Winter is upon us which means endless darkness, cold mornings and lots of snow. New York is unforgiving in it’s winter weather and we are the unfortunate victims. When we get a snow storm, it means that a person is left to deal with the icy aftermath, which generally involves shoveling heavy, wet snow. Unfortunately, our bodies are the ones that end up paying the price.
But why is it that we experience so many injuries doing this one specific task? Well think of this:
An article in the American Journal of Emergency Medicine made an important note that snow shoveling is generally not a year-round activity, and snowfall levels are unpredictable; therefore, it is difficult to prepare physically for snow shoveling. The cardiovascular demands of snow shoveling are increased by the freezing temperatures. Also, the design of most shovels are not meant to be ergonomic but instead efficient. This means that shovels often have heavy, metal buckets and short, straight handles.

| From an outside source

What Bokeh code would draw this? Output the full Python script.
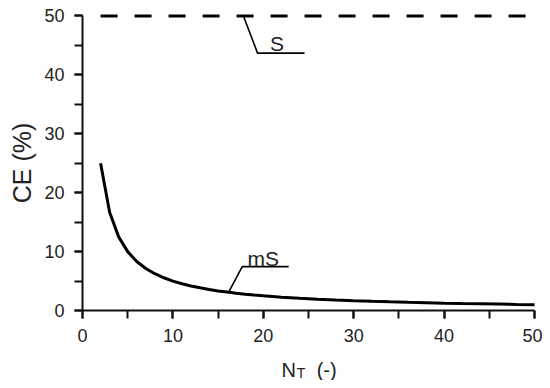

So how should you protect your back this winter?
- Stretch before you head outside to shovel.
- Purchase a shovel with a curved handle that isn’t too short, making you hunch over or too long leaving more weight at the end. Also, make sure the bucket is lightweight and plastic.
- Scoop smaller loads of snow, and push the snow when possible.
- Bend your knees and lift with your legs, rather than with your spine or waist.
- Take frequent breaks and warm up inside.
- If you already have back problems, get a friend or a professional to shovel for you.
- Wear shoes with good traction to prevent slips and falls.
- During the actual lifting portion of shoveling, engage your core.